In a 36-page decision penned by Justice Diosdado Peralta, the SC’s Third Division sustained the February 9, 2016 decision and the July 21, 2016 resolution of the Court of Appeals, which in turn upheld the November 22, 2013 decision of the Regional Trial Court, Branch 13, Laoag City, finding accused O’Cochlain guilty of violation of Republic Act 9165 or the Comprehensive Dangerous Drugs Act of 2002.
The tribunal ruled that failure to strictly comply with Section 21 (1) of R.A. No. 9165 does not necessarily render an accused person’s arrest illegal or the items seized or confiscated from him inadmissible or render void and invalid such seizure.
The SC said the most important factor was the preservation of the integrity and evidentiary value of the seized item.
In this case, the Court held that there was substantial compliance with the chain of custody rule, noting that the prosecution was able to prove, through documentary and testimonial evidence, that the integrity and evidentiary value of the seized items were properly preserved in every step of the way.

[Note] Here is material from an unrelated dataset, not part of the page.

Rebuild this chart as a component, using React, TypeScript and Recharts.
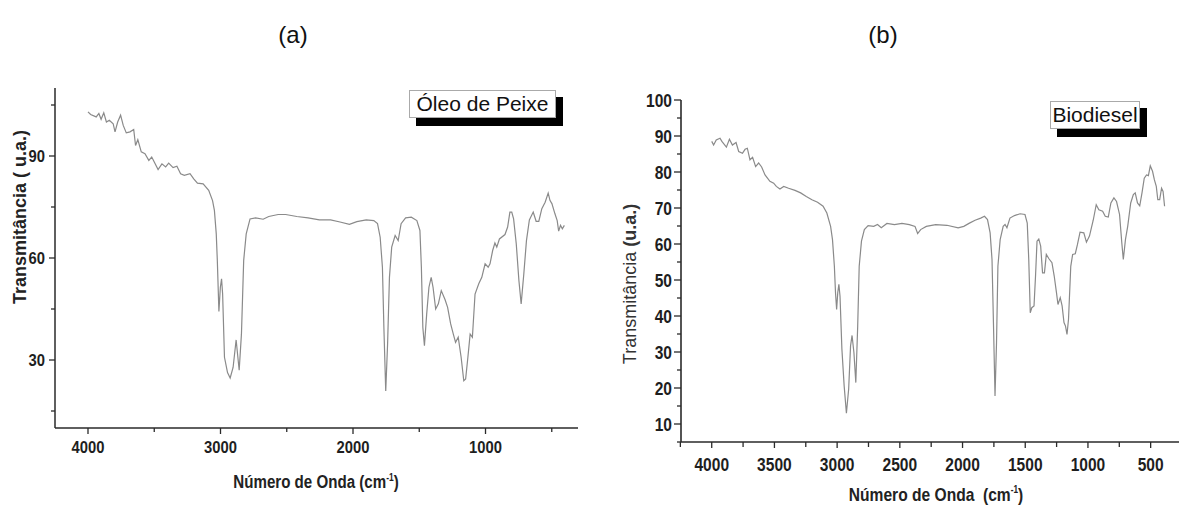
import React from "react";
import { LineChart, Line, XAxis, YAxis } from "recharts";

// (a) Óleo de Peixe: wavenumber (cm-1) and transmittance
const oleoWave = [
  4000, 3980, 3938, 3918, 3901, 3881, 3861, 3839, 3810, 3796, 3776, 3754, 3734, 3711, 3683, 3655,
  3641, 3624, 3598, 3570, 3541, 3519, 3471, 3442, 3414, 3391, 3358, 3329, 3301, 3273, 3230, 3202,
  3174, 3131, 3089, 3060, 3046, 3032, 3024, 3012, 3001, 2992, 2984, 2970, 2947, 2927, 2905, 2882,
  2859, 2842, 2825, 2806, 2777, 2735, 2678, 2636, 2565, 2508, 2424, 2339, 2254, 2169, 2098, 2027,
  1971, 1900, 1843, 1815, 1795, 1778, 1767, 1753, 1739, 1725, 1708, 1682, 1659, 1637, 1603, 1560,
  1518, 1495, 1484, 1473, 1461, 1444, 1427, 1410, 1396, 1376, 1356, 1334, 1305, 1286, 1263, 1243,
  1226, 1206, 1184, 1164, 1150, 1133, 1116, 1099, 1079, 1051, 1028, 1003, 980, 966, 946, 929,
  915, 895, 853, 833, 816, 802, 788, 768, 748, 731, 711, 691, 669, 640, 618, 598,
  575, 550, 527, 513, 499, 476, 459, 448, 434, 420, 405,
];
const oleoT = [
  103.0, 102.2, 101.5, 102.5, 100.8, 102.7, 100.0, 100.5, 99.5, 97.1, 100.0, 102.0, 99.0, 96.8, 97.1, 97.8,
  93.1, 94.8, 91.2, 90.7, 88.7, 89.7, 86.0, 87.7, 86.8, 87.9, 86.6, 87.0, 84.8, 84.3, 84.8, 83.3,
  82.0, 81.8, 79.9, 76.9, 74.0, 67.1, 59.3, 44.3, 51.4, 53.9, 49.4, 30.8, 26.3, 24.7, 27.8, 35.9,
  27.0, 37.6, 59.3, 67.1, 71.5, 71.8, 71.4, 72.2, 72.8, 72.8, 72.2, 71.8, 71.2, 71.2, 70.6, 69.9,
  70.7, 71.2, 71.0, 70.1, 66.1, 57.3, 39.6, 20.9, 34.7, 54.3, 63.2, 66.6, 65.1, 70.1, 71.8, 72.0,
  71.0, 68.1, 57.3, 39.6, 34.2, 43.5, 51.4, 54.3, 51.4, 45.0, 46.5, 50.4, 47.7, 45.5, 40.6, 37.6,
  35.2, 36.7, 30.8, 23.9, 24.4, 30.8, 37.6, 36.7, 49.4, 52.4, 54.3, 58.3, 57.3, 58.3, 62.2, 64.4,
  63.2, 65.6, 66.9, 69.1, 73.5, 73.5, 71.5, 64.2, 53.4, 46.5, 55.3, 65.1, 71.2, 73.5, 70.8, 70.8,
  74.5, 76.4, 79.1, 76.9, 76.0, 73.0, 71.0, 67.9, 69.6, 68.6, 69.6,
];

// (b) Biodiesel
const bioWave = [
  4000, 3985, 3964, 3934, 3919, 3883, 3859, 3835, 3806, 3785, 3755, 3734, 3716, 3695, 3674, 3650,
  3626, 3602, 3575, 3536, 3506, 3485, 3456, 3426, 3387, 3336, 3291, 3246, 3201, 3156, 3112, 3082,
  3052, 3037, 3022, 3013, 3004, 2995, 2986, 2977, 2962, 2944, 2926, 2908, 2893, 2881, 2866, 2851,
  2836, 2824, 2806, 2783, 2753, 2708, 2678, 2648, 2603, 2543, 2483, 2424, 2379, 2358, 2334, 2289,
  2214, 2124, 2035, 1990, 1945, 1900, 1855, 1825, 1801, 1780, 1765, 1753, 1741, 1729, 1718, 1700,
  1676, 1661, 1646, 1622, 1586, 1541, 1502, 1484, 1472, 1460, 1448, 1430, 1418, 1406, 1392, 1377,
  1362, 1347, 1332, 1311, 1287, 1269, 1251, 1239, 1221, 1206, 1191, 1179, 1167, 1155, 1137, 1122,
  1101, 1084, 1063, 1033, 1012, 988, 958, 934, 913, 883, 862, 838, 817, 793, 772, 748,
  730, 718, 701, 683, 659, 638, 623, 605, 587, 569, 551, 533, 518, 503, 485, 470,
  455, 443, 428, 413, 401, 389,
];
const bioT = [
  88.5, 87.5, 88.9, 89.4, 88.5, 86.9, 89.1, 87.5, 88.2, 85.7, 85.2, 86.3, 86.6, 83.4, 84.1, 81.5,
  82.5, 81.4, 79.2, 77.4, 76.9, 76.0, 75.3, 76.0, 75.5, 74.9, 74.2, 73.2, 72.3, 71.6, 70.5, 68.6,
  64.9, 61.2, 53.8, 46.5, 41.8, 46.5, 48.8, 45.5, 30.8, 20.6, 13.0, 19.7, 31.7, 34.6, 29.8, 21.5,
  37.2, 53.8, 60.8, 64.0, 65.1, 64.9, 65.4, 64.5, 65.7, 65.4, 65.7, 65.4, 64.9, 62.9, 64.0, 64.9,
  65.4, 65.2, 64.5, 64.9, 65.8, 66.6, 67.2, 67.7, 66.8, 63.1, 55.7, 37.2, 17.8, 32.6, 53.8, 61.2,
  64.9, 65.4, 64.5, 67.2, 67.9, 68.4, 68.2, 65.8, 55.7, 40.9, 42.3, 42.8, 51.1, 60.8, 61.4, 59.4,
  52.0, 52.0, 57.1, 55.9, 54.8, 51.1, 46.5, 43.2, 45.1, 42.8, 38.2, 37.2, 34.9, 39.1, 53.8, 57.1,
  57.3, 59.8, 63.3, 63.1, 60.5, 62.2, 66.6, 70.9, 69.5, 69.1, 67.7, 67.5, 71.4, 72.8, 71.8, 68.2,
  60.3, 55.7, 61.2, 64.9, 71.4, 73.7, 74.2, 71.4, 70.6, 74.2, 78.3, 79.2, 79.0, 81.7, 80.2, 77.8,
  76.0, 72.3, 72.3, 75.5, 74.6, 70.5,
];

// axis ticks
const oleoXTicks = [4000, 3500, 3000, 2500, 2000, 1500, 1000, 500];
const oleoXMajor = [4000, 3000, 2000, 1000];
const oleoYTicks = [15, 30, 45, 60, 75, 90, 105];
const oleoYMajor = [30, 60, 90];

const bioXTicks = [4250, 4000, 3750, 3500, 3250, 3000, 2750, 2500, 2250, 2000, 1750, 1500, 1250, 1000, 750, 500];
const bioXMajor = [4000, 3500, 3000, 2500, 2000, 1500, 1000, 500];
const bioYTicks = [5, 10, 15, 20, 25, 30, 35, 40, 45, 50, 55, 60, 65, 70, 75, 80, 85, 90, 95, 100];
const bioYMajor = [10, 20, 30, 40, 50, 60, 70, 80, 90, 100];

const oleoData = oleoWave.map((w, i) => ({ w, t: oleoT[i] }));
const bioData = bioWave.map((w, i) => ({ w, t: bioT[i] }));

const AXIS = "#2a2a2a";
const LINE = "#8a8a8a";
const SANS = "'Liberation Sans', Arial, sans-serif";

// the original labels are a condensed bold face: squeeze Liberation Sans Bold horizontally
const fontA = { size: 17, sx: 0.87 };
const fontB = { size: 19, sx: 0.82 };

const tickText = (x: number, y: number, anchor: string, f: { size: number; sx: number }, value: number) => (
  <text
    transform={`translate(${x},${y}) scale(${f.sx},1)`}
    textAnchor={anchor}
    style={{ fontFamily: SANS, fontWeight: 700, fontSize: f.size, fill: "#1e1e1e" }}
  >
    {value}
  </text>
);

const xTick = (majors: number[], f: any, labelDy: number, majorLen: number, minorLen: number) =>
  (props: any) => {
    const { x, y, payload } = props;
    const major = majors.includes(payload.value);
    return (
      <g>
        <line x1={x} x2={x} y1={y} y2={y + (major ? majorLen : minorLen)} stroke={AXIS} strokeWidth={1.3} />
        {major && tickText(x, y + labelDy, "middle", f, payload.value)}
      </g>
    );
  };

const yTick = (majors: number[], f: any, gap: number, dy: number, majorLen: number, minorLen: number) =>
  (props: any) => {
    const { x, y, payload } = props;
    const major = majors.includes(payload.value);
    return (
      <g>
        <line x1={x} x2={x - (major ? majorLen : minorLen)} y1={y} y2={y} stroke={AXIS} strokeWidth={1.3} />
        {major && tickText(x - gap, y + dy, "end", f, payload.value)}
      </g>
    );
  };

const legendBox = (left: number, top: number, w: number, h: number, text: string) => (
  <>
    <div style={{ position: "absolute", left: left + 7, top: top + 7, width: w, height: h + 1, background: "#000" }} />
    <div
      style={{
        position: "absolute",
        left,
        top,
        width: w - 2,
        height: h - 2,
        background: "#fff",
        border: "1px solid #aaa",
        fontSize: 21,
        lineHeight: `${h - 2}px`,
        textAlign: "center",
        color: "#111",
        whiteSpace: "nowrap",
      }}
    >
      {text}
    </div>
  </>
);

export default function App() {
  return (
    <div
      style={{
        position: "absolute",
        left: 0,
        top: 0,
        width: 1179,
        height: 506,
        overflow: "hidden",
        background: "#fff",
        fontFamily: SANS,
      }}
    >
      {/* (a) */}
      <div style={{ position: "absolute", left: 0, top: 0 }}>
        <LineChart width={600} height={506} data={oleoData} margin={{ top: 88, right: 22, bottom: 0, left: 0 }}>
          <XAxis
            xAxisId="x"
            dataKey="w"
            type="number"
            domain={[302, 4249]}
            reversed
            allowDataOverflow
            ticks={oleoXTicks}
            interval={0}
            height={78}
            tickSize={0}
            tickMargin={0}
            tickLine={false}
            axisLine={{ stroke: AXIS, strokeWidth: 1.5 }}
            tick={xTick(oleoXMajor, fontA, 25, 6, 4)}
          />
          <XAxis
            xAxisId="top"
            orientation="top"
            type="number"
            domain={[302, 4249]}
            height={0}
            tick={false}
            tickLine={false}
            axisLine={{ stroke: AXIS, strokeWidth: 2 }}
          />
          <YAxis
            yAxisId="y"
            type="number"
            domain={[10, 110]}
            allowDataOverflow
            ticks={oleoYTicks}
            interval={0}
            width={55}
            tickSize={0}
            tickMargin={0}
            tickLine={false}
            axisLine={{ stroke: AXIS, strokeWidth: 1.5 }}
            tick={yTick(oleoYMajor, fontA, 10, 6, 6, 4)}
          />
          <YAxis
            yAxisId="r"
            orientation="right"
            type="number"
            domain={[10, 110]}
            width={0}
            tick={false}
            tickLine={false}
            axisLine={{ stroke: AXIS, strokeWidth: 1.5 }}
          />
          <Line
            xAxisId="x"
            yAxisId="y"
            dataKey="t"
            type="linear"
            stroke={LINE}
            strokeWidth={1.2}
            dot={false}
            isAnimationActive={false}
          />
        </LineChart>
      </div>

      {/* (b) */}
      <div style={{ position: "absolute", left: 590, top: 0 }}>
        <LineChart width={600} height={506} data={bioData} margin={{ top: 100, right: 9, bottom: 0, left: 0 }}>
          <XAxis
            xAxisId="x"
            dataKey="w"
            type="number"
            domain={[258, 4245]}
            reversed
            allowDataOverflow
            ticks={bioXTicks}
            interval={0}
            height={64}
            tickSize={0}
            tickMargin={0}
            tickLine={false}
            axisLine={{ stroke: AXIS, strokeWidth: 1.6 }}
            tick={xTick(bioXMajor, fontB, 29, 6, 5)}
          />
          <XAxis
            xAxisId="top"
            orientation="top"
            type="number"
            domain={[258, 4245]}
            height={0}
            tick={false}
            tickLine={false}
            axisLine={{ stroke: "#111", strokeWidth: 2.2 }}
          />
          <YAxis
            yAxisId="y"
            type="number"
            domain={[5, 100]}
            allowDataOverflow
            ticks={bioYTicks}
            interval={0}
            width={91}
            tickSize={0}
            tickMargin={0}
            tickLine={false}
            axisLine={{ stroke: AXIS, strokeWidth: 1.6 }}
            tick={yTick(bioYMajor, fontB, 9, 7, 7, 4)}
          />
          <Line
            xAxisId="x"
            yAxisId="y"
            dataKey="t"
            type="linear"
            stroke={LINE}
            strokeWidth={1.2}
            dot={false}
            isAnimationActive={false}
          />
        </LineChart>
      </div>

      {/* titles */}
      <div style={{ position: "absolute", left: 293, top: 35, transform: "translate(-50%, -50%)", fontSize: 24, color: "#111" }}>(a)</div>
      <div style={{ position: "absolute", left: 883, top: 35, transform: "translate(-50%, -50%)", fontSize: 24, color: "#111" }}>(b)</div>

      {/* legends */}
      {legendBox(409, 90, 147, 28, "Óleo de Peixe")}
      {legendBox(1050, 101, 90, 28, "Biodiesel")}

      {/* axis titles (a) */}
      <div
        style={{
          position: "absolute",
          left: 20,
          top: 217,
          transform: "translate(-50%, -50%) rotate(-90deg)",
          whiteSpace: "nowrap",
          fontWeight: 700,
          fontSize: 18,
          color: "#222",
        }}
      >
        Transmitância ( u.a.)
      </div>
      <div
        style={{
          position: "absolute",
          left: 316,
          top: 482,
          transform: "translate(-50%, -50%) scaleX(0.84)",
          whiteSpace: "nowrap",
          fontWeight: 700,
          fontSize: 18,
          lineHeight: 1,
          color: "#222",
        }}
      >
        Número de Onda (cm<sup style={{ fontSize: 10 }}>-1</sup>)
      </div>

      {/* axis titles (b) */}
      <div
        style={{
          position: "absolute",
          left: 630,
          top: 284,
          transform: "translate(-50%, -50%) rotate(-90deg)",
          whiteSpace: "nowrap",
          fontSize: 18,
          color: "#333",
        }}
      >
        Transmitância <b>(u.a.)</b>
      </div>
      <div
        style={{
          position: "absolute",
          left: 936,
          top: 494,
          transform: "translate(-50%, -50%) scaleX(0.82)",
          whiteSpace: "nowrap",
          fontWeight: 700,
          fontSize: 19,
          lineHeight: 1,
          color: "#222",
        }}
      >
        Número de Onda&nbsp; (cm<sup style={{ fontSize: 10 }}>-1</sup>)
      </div>
    </div>
  );
}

Citing People v. Del Monte, the Court held that “non-compliance with the requirements of the law is not automatically fatal to the prosecution’s case and the accused may still be held guilty of the offense charged.”
The Court also held that the chain of custody rule is a matter of evidence and a rule of procedure, it being ultimately anchored on the weight and admissibility of evidence which the courts have the exclusive prerogative to decide.
Any missing link, gap, doubt, challenge, break, problem, defect or deficiency in the chain of custody goes to the weight of the evidence, not in its admissibility, it said.
To assess an allegedly faulty chain of custody, the court looks for ample corroborative evidence as to the evidence’s acquisition and subsequent custody.
The court need not rule out every possibility that the evidence underwent alteration; it needs only to find that the reasonable probability is that the evidence has not been altered in any material aspect, it said.
The SC pointed out that, in this case, there was not a reasonable airport search but that O’Cochlain had waived his right against unreasonable searches when he gave his consent to the warrantless search.
A search was made on O’Cochlain when airport authorities detected the smell of marijuana at the departure area.
The high court stressed that an airport search is reasonable when limited in scope to the object of the Anti-Hijacking program, not the war on illegal drugs.
Unlike a routine search where a prohibited drug was found by chance, a search on the person of the passenger or on his personal belongings in a deliberate and conscious effort to discover an illegal drug is not authorized under the exception to the warrant and probable cause requirement.
The Court, however, held that there was a valid consented warrantless search in the case of O’Cochlain who readily agreed when the security screening officer (SSO) requested to conduct a pat-down search on him. It noted that the record is devoid of any evidence that O’Cochlain manifested objection or hesitation on the body search.